▶ Information supplied
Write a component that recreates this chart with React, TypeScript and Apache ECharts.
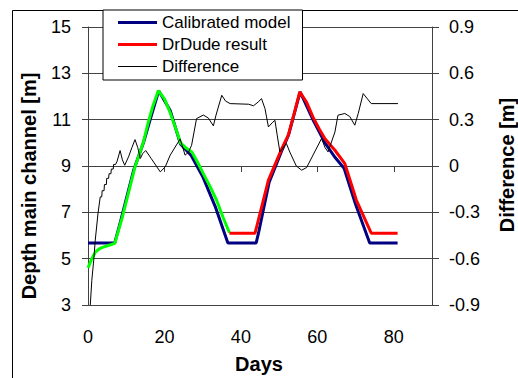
import { useEffect, useRef } from "react";
import * as echarts from "echarts";

const calibratedDays = [0, 7, 8.5, 12, 14.5, 16, 18.5, 21.5, 24.2, 27, 30, 33.4, 36.6, 44, 44.6, 47.4, 50.8, 52.5, 55.5, 59, 62, 64.5, 67, 70, 73.7, 81];
const calibratedDepth = [5.68, 5.68, 6.6, 8.85, 10.0, 10.85, 12.25, 11.4, 9.95, 9.45, 8.55, 7.2, 5.68, 5.68, 6.1, 8.3, 9.7, 10.35, 12.2, 10.95, 10.0, 9.4, 8.9, 7.35, 5.68, 5.68];

const drDudeFirstDays = [0, 1, 2, 3, 4, 5.5, 7, 9, 12.3, 14.5, 15.8, 17, 18.4, 20, 21.5, 23, 24.2, 25.5, 27.2, 28.7, 30.2, 32, 33.7, 35.3, 37];
const drDudeFirstDepth = [4.6, 5.0, 5.3, 5.43, 5.5, 5.58, 5.66, 6.8, 8.96, 10.04, 10.9, 11.6, 12.25, 11.9, 11.3, 10.6, 10.0, 9.8, 9.6, 9.15, 8.66, 8.1, 7.5, 6.8, 6.12];

const drDudeDays = [37, 43.7, 47.2, 50.7, 52.4, 54, 55.4, 57.2, 58.9, 60.5, 62, 64.6, 67.2, 70.2, 74.1, 81];
const drDudeDepth = [6.1, 6.1, 8.39, 9.75, 10.33, 11.3, 12.2, 11.75, 11.1, 10.6, 10.18, 9.68, 9.1, 7.53, 6.1, 6.1];

const differenceDays = [0.6, 1.0, 1.5, 1.9, 2.6, 3.2, 3.6, 3.7, 4.2, 4.3, 4.8, 4.9, 5.4, 5.5, 6.0, 6.1, 6.6, 6.7, 7.2, 7.6, 8.4, 9.0, 9.6, 10.6, 11.5, 12.3, 13.0, 13.7, 14.3, 15.1, 16.5, 18.9, 20.2, 21.5, 24.1, 24.8, 25.4, 26.3, 27.1, 28.4, 30.2, 31.5, 32.8, 33.5, 35, 36, 37.2, 42, 43.3, 44.5, 45.4, 46.3, 47.2, 48.2, 48.9, 49.5, 50.2, 51.9, 52.8, 54.5, 55.9, 57.2, 61.1, 62, 62.8, 64.6, 65.4, 67.2, 68.5, 69.8, 70.7, 72, 74.1, 81.1];
const differenceValue = [-0.9, -0.74, -0.61, -0.48, -0.31, -0.2, -0.2, -0.16, -0.16, -0.12, -0.12, -0.08, -0.08, -0.05, -0.05, -0.02, -0.02, 0.01, 0.01, 0.03, 0.1, 0.04, 0.005, 0.059, 0.12, 0.171, 0.12, 0.049, 0.08, 0.1, 0.05, -0.038, -0.006, 0.07, 0.175, 0.12, 0.07, 0.09, 0.134, 0.307, 0.33, 0.31, 0.26, 0.33, 0.458, 0.42, 0.404, 0.4, 0.39, 0.414, 0.436, 0.372, 0.253, 0.28, 0.296, 0.2, 0.091, 0.146, 0.09, 0.0, -0.027, -0.01, 0.178, 0.12, 0.091, 0.22, 0.329, 0.34, 0.32, 0.264, 0.34, 0.469, 0.404, 0.404];

const legendNames = ["Calibrated model", "DrDude result", "Difference"];

const pairs = (xs: number[], ys: number[]) => xs.map((x, i) => [x, ys[i]]);

const FONT = "Liberation Sans, Arial, sans-serif";

// legend icons: bounding box 39x14, visible bar in the middle
const thickIcon = "path://M0,0L39,0L39,0Z M0,5.5L39,5.5L39,8.5L0,8.5Z M0,14L39,14L39,14Z";
const thinIcon = "path://M0,0L39,0L39,0Z M0,6.5L39,6.5L39,7.5L0,7.5Z M0,14L39,14L39,14Z";

export default function App() {
  const ref = useRef<HTMLDivElement>(null);
  useEffect(() => {
    const chart = echarts.init(ref.current!, null, { renderer: "svg" });
    const axisLine = { show: true, lineStyle: { color: "#404040", width: 1 } };
    chart.setOption({
      animation: false,
      backgroundColor: "#fff",
      grid: { left: 88, right: 86, top: 27, bottom: 73 },
      legend: {
        data: [
          { name: legendNames[0], icon: thickIcon, itemStyle: { color: "#000080" } },
          { name: legendNames[1], icon: thickIcon, itemStyle: { color: "#ff0000" } },
          { name: legendNames[2], icon: thinIcon, itemStyle: { color: "#000" } },
        ],
        orient: "vertical",
        left: 103,
        top: 10,
        padding: [4, 12, 5, 15],
        itemGap: 5,
        itemWidth: 39,
        itemHeight: 14,
        backgroundColor: "#fff",
        borderColor: "#000",
        borderWidth: 1,
        borderRadius: 0,
        selectedMode: false,
        textStyle: { fontFamily: FONT, fontSize: 17, color: "#000" },
      },
      xAxis: {
        type: "value",
        min: 0,
        max: 90,
        interval: 20,
        axisLine,
        axisTick: { show: true, length: 6, lineStyle: { color: "#404040" } },
        splitLine: { show: false },
        axisLabel: { fontFamily: FONT, fontSize: 18, color: "#000", margin: 23, showMaxLabel: false },
      },
      yAxis: [
        {
          type: "value",
          min: 3,
          max: 15,
          interval: 2,
          axisLine,
          axisTick: { show: true, length: 6, lineStyle: { color: "#404040" } },
          splitLine: { show: true, lineStyle: { color: "#444", width: 1 } },
          axisLabel: { fontFamily: FONT, fontSize: 18, color: "#000", margin: 17 },
        },
        {
          type: "value",
          min: -0.9,
          max: 0.9,
          interval: 0.3,
          position: "right",
          axisLine,
          axisTick: { show: true, length: 7, lineStyle: { color: "#404040" } },
          splitLine: { show: false },
          axisLabel: { fontFamily: FONT, fontSize: 18, color: "#000", margin: 17 },
        },
      ],
      graphic: [
        {
          type: "rect",
          shape: { x: 12.5, y: 10.5, width: 520, height: 380 },
          style: { fill: "none", stroke: "#000", lineWidth: 1 },
          z: -1,
          silent: true,
        },
        {
          type: "text",
          x: 29,
          y: 186,
          rotation: Math.PI / 2,
          style: { text: "Depth main channel [m]", font: `bold 20px ${FONT}`, fill: "#000", align: "center", verticalAlign: "middle" },
        },
        {
          type: "text",
          x: 507,
          y: 165,
          rotation: Math.PI / 2,
          style: { text: "Difference [m]", font: `bold 20px ${FONT}`, fill: "#000", align: "center", verticalAlign: "middle" },
        },
        {
          type: "text",
          x: 259,
          y: 364,
          style: { text: "Days", font: `bold 20px ${FONT}`, fill: "#000", align: "center", verticalAlign: "middle" },
        },
      ],
      series: [
        {
          name: "Calibrated model",
          type: "line",
          data: pairs(calibratedDays, calibratedDepth),
          symbol: "none",
          lineStyle: { color: "#000080", width: 3 },
          itemStyle: { color: "#000080" },
        },
        {
          name: "DrDude result (first period)",
          type: "line",
          data: pairs(drDudeFirstDays, drDudeFirstDepth),
          symbol: "none",
          lineStyle: { color: "#00ff00", width: 3 },
          itemStyle: { color: "#00ff00" },
        },
        {
          name: "DrDude result",
          type: "line",
          data: pairs(drDudeDays, drDudeDepth),
          symbol: "none",
          lineStyle: { color: "#ff0000", width: 3 },
          itemStyle: { color: "#ff0000" },
        },
        {
          name: "Difference",
          type: "line",
          yAxisIndex: 1,
          data: pairs(differenceDays, differenceValue),
          symbol: "none",
          lineStyle: { color: "#000", width: 1 },
          itemStyle: { color: "#000" },
        },
      ],
    });
    return () => chart.dispose();
  }, []);
  return <div ref={ref} style={{ position: "fixed", left: 0, top: 0, width: 518, height: 378, background: "#fff" }} />;
}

▶ Given request
Begin at the first line of the material and copy each line exactly through the one containing "7.53, 6.1, 6.1];". Omit pictures.

▶ Answer below
Write a component that recreates this chart with React, TypeScript and Apache ECharts.
import { useEffect, useRef } from "react";
import * as echarts from "echarts";

const calibratedDays = [0, 7, 8.5, 12, 14.5, 16, 18.5, 21.5, 24.2, 27, 30, 33.4, 36.6, 44, 44.6, 47.4, 50.8, 52.5, 55.5, 59, 62, 64.5, 67, 70, 73.7, 81];
const calibratedDepth = [5.68, 5.68, 6.6, 8.85, 10.0, 10.85, 12.25, 11.4, 9.95, 9.45, 8.55, 7.2, 5.68, 5.68, 6.1, 8.3, 9.7, 10.35, 12.2, 10.95, 10.0, 9.4, 8.9, 7.35, 5.68, 5.68];

const drDudeFirstDays = [0, 1, 2, 3, 4, 5.5, 7, 9, 12.3, 14.5, 15.8, 17, 18.4, 20, 21.5, 23, 24.2, 25.5, 27.2, 28.7, 30.2, 32, 33.7, 35.3, 37];
const drDudeFirstDepth = [4.6, 5.0, 5.3, 5.43, 5.5, 5.58, 5.66, 6.8, 8.96, 10.04, 10.9, 11.6, 12.25, 11.9, 11.3, 10.6, 10.0, 9.8, 9.6, 9.15, 8.66, 8.1, 7.5, 6.8, 6.12];

const drDudeDays = [37, 43.7, 47.2, 50.7, 52.4, 54, 55.4, 57.2, 58.9, 60.5, 62, 64.6, 67.2, 70.2, 74.1, 81];
const drDudeDepth = [6.1, 6.1, 8.39, 9.75, 10.33, 11.3, 12.2, 11.75, 11.1, 10.6, 10.18, 9.68, 9.1, 7.53, 6.1, 6.1];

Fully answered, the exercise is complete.